Dit gebrek aan rechterlijke controle, in combinatie met de toepasbaarheid van de overeenkomst op álle strafzaken, vergroot de kans dat er veel meer wordt afgetapt dan nodig is. Daarmee staat eenieders privacy op het spel.

Het zou een stap in de goede richting zijn als de overeenkomst zich zou beperken tot zware, grensoverschrijdende criminaliteit. Het zou ook een verbetering zijn als de overeenkomst zou stellen dat een ambtenaar die in of ten behoeve van een andere lidstaat opsporingswerk heeft verricht, verplicht is desgevraagd als getuige te verschijnen in iedere strafzaak waarin door hem of haar vergaard materiaal als bewijs wordt opgevoerd. Voor buitenlandse opsporingsambtenaren in Nederland geldt deze verplichting al. Daarnaast is het wenselijk om per ingewilligd rechtshulpverzoek vast te leggen welke lidstaat en welke autoriteit in die lidstaat verantwoordelijk is voor de verkregen informatie.

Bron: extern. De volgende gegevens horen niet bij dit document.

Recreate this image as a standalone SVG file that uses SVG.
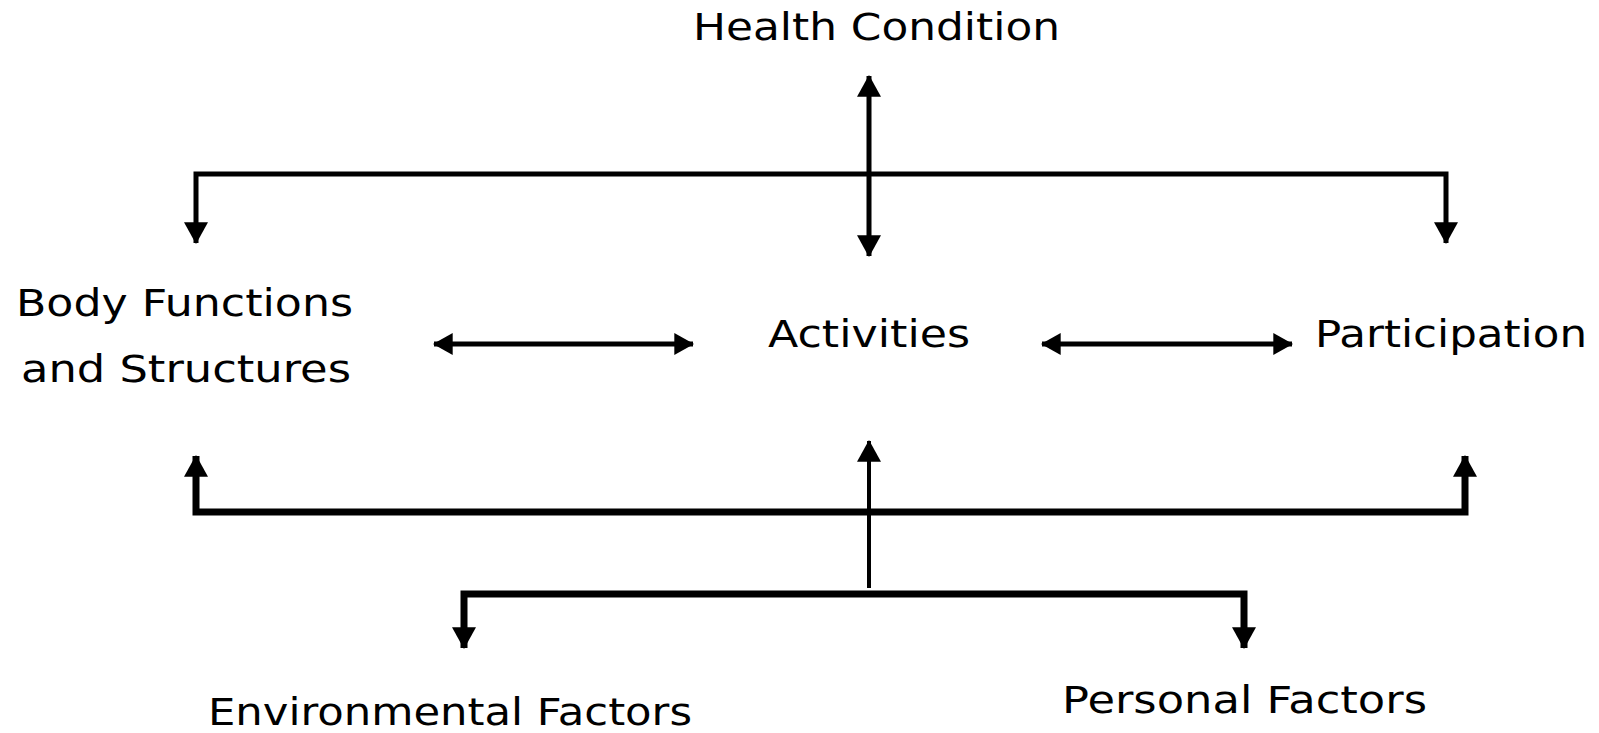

Voor zover bekend is de gebrekkige bescherming van de rechten van de verdachte in de ontwerp-overeenkomst op dit moment geen onderwerp van discussie tussen de Europese ministers. Het is dus aan de Tweede Kamer om van minister Korthals van Justitie te verlangen dat hij dit thema aan de orde stelt bij de eerstvolgende ontmoeting met zijn Europese collega's in Brussel.